Q5：Jupyter 中如何管理多个 conda 环境？¶

"给每个 conda 环境注册一个 kernel。先 conda activate 环境名，然后 pip install ipykernel，再用 python -m ipykernel install --user --name 环境名 --display-name '显示名' 注册。之后在 JupyterLab 中新建 notebook 时可以选择不同的 kernel，或者在运行时通过 Kernel > Change Kernel 切换。
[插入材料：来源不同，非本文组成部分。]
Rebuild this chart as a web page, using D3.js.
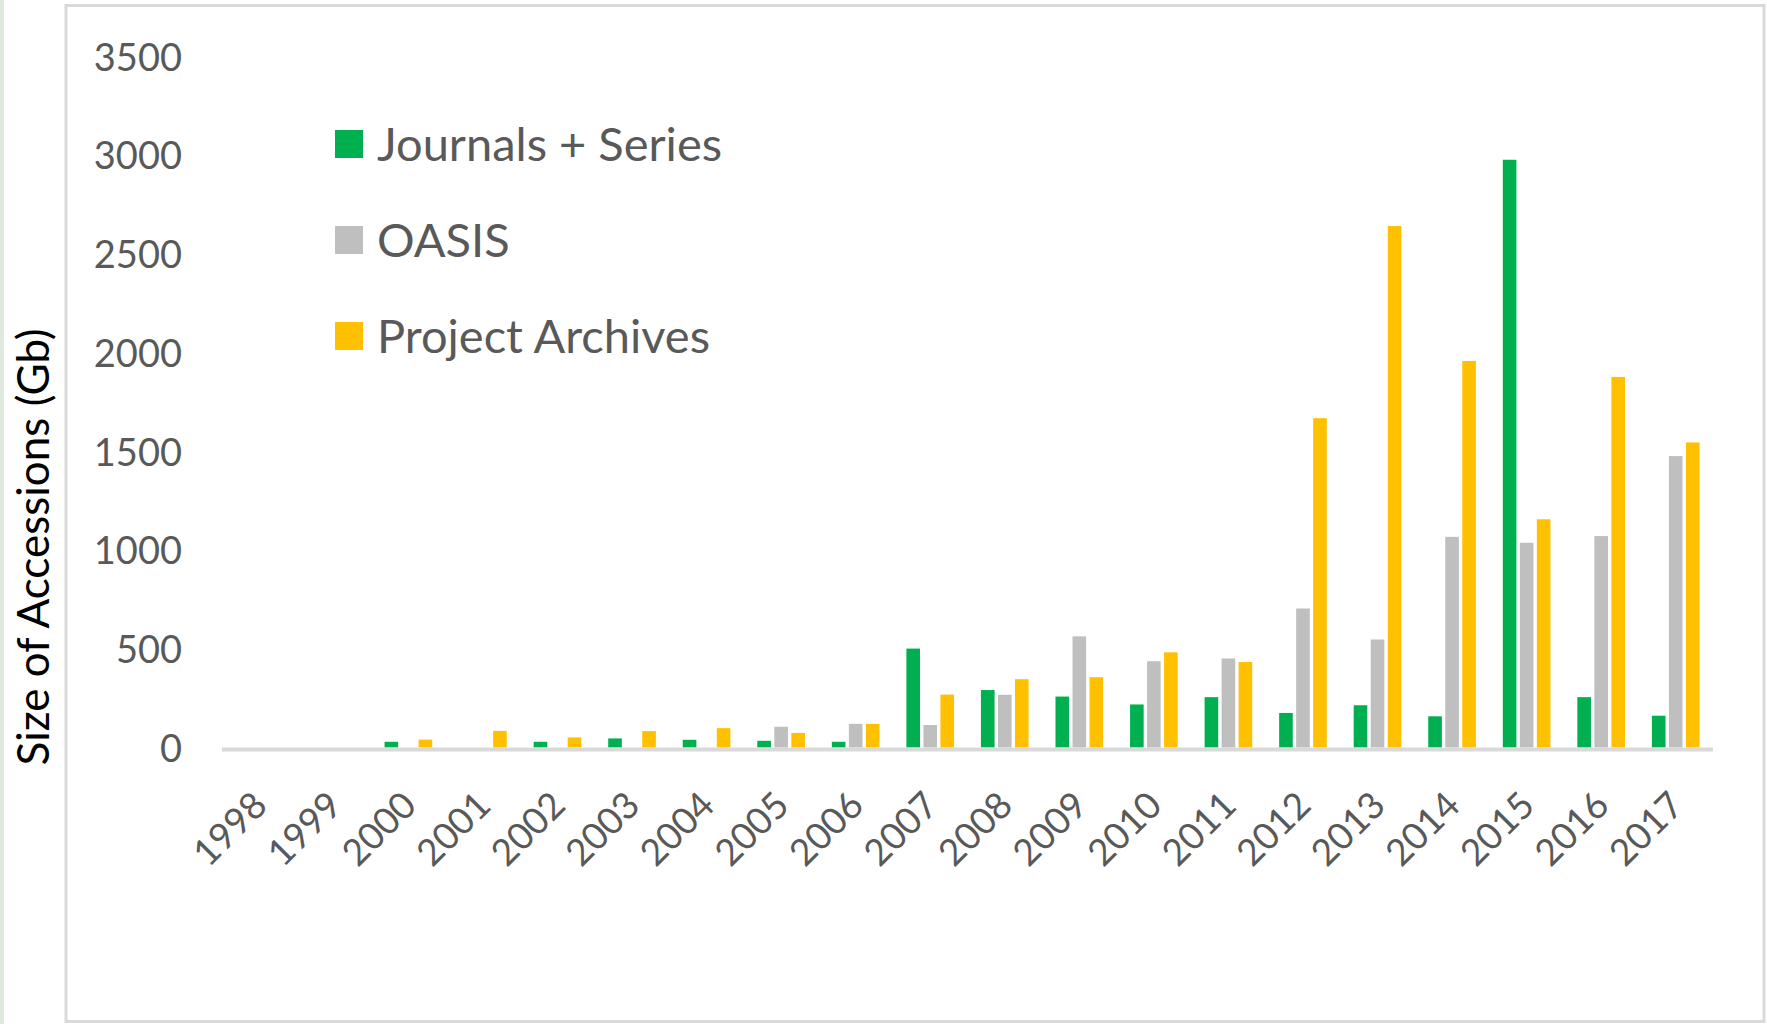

"

11. 速查表¶

# ===== 启动 =====
jupyter lab                          # 启动 JupyterLab
jupyter lab --port 8889              # 指定端口
jupyter lab --no-browser             # 不自动打开浏览器
jupyter notebook                     # 启动经典 Notebook

# ===== Kernel 管理 =====
jupyter kernelspec list              # 列出所有 kernel
python -m ipykernel install --user --name ENV_NAME --display-name "NAME"
jupyter kernelspec uninstall NAME    # 删除 kernel

# ===== 导出 =====
jupyter nbconvert --to html nb.ipynb        # 转 HTML
jupyter nbconvert --to pdf nb.ipynb         # 转 PDF
jupyter nbconvert --to script nb.ipynb      # 转 .py
jupyter nbconvert --execute --to html nb.ipynb  # 先执行再导出
jupyter nbconvert --no-input --to html nb.ipynb # 隐藏代码

# ===== 常用魔术命令 =====
%timeit expr                         # 计时（多次平均）
%time expr                           # 计时（单次）
%run script.py                       # 运行脚本
%load script.py                      # 加载代码到 cell
%who / %whos                         # 查看变量
%matplotlib inline                   # 内嵌图表
%load_ext autoreload                 # 加载自动重载
%autoreload 2                        # 启用自动重载
!command                             # 执行 shell 命令
%debug                               # 事后调试

# ===== 扩展 =====
pip install jupyterlab-git           # Git 可视化
pip install jupytext                 # ipynb <-> py 同步
pip install nbstripout; nbstripout --install  # 清除输出
pip install papermill                # 参数化执行

12. 延伸资源¶

资源	说明
JupyterLab 文档	官方文档（v4.5.7）
Jupyter Notebook 文档	经典版文档
nbviewer	在线预览 .ipynb 文件
Google Colab	免费 GPU 的云端 Jupyter
Papermill	参数化批量执行
Binder	将 GitHub 仓库变为可运行的 Notebook
jupytext 文档	Notebook 版本控制最佳实践

Jupyter 是探索工具而非生产工具。最佳实践：Jupyter 探索 → 提取到 .py → CI/CD 验证 → 部署。不要把所有代码都写在 notebook 里。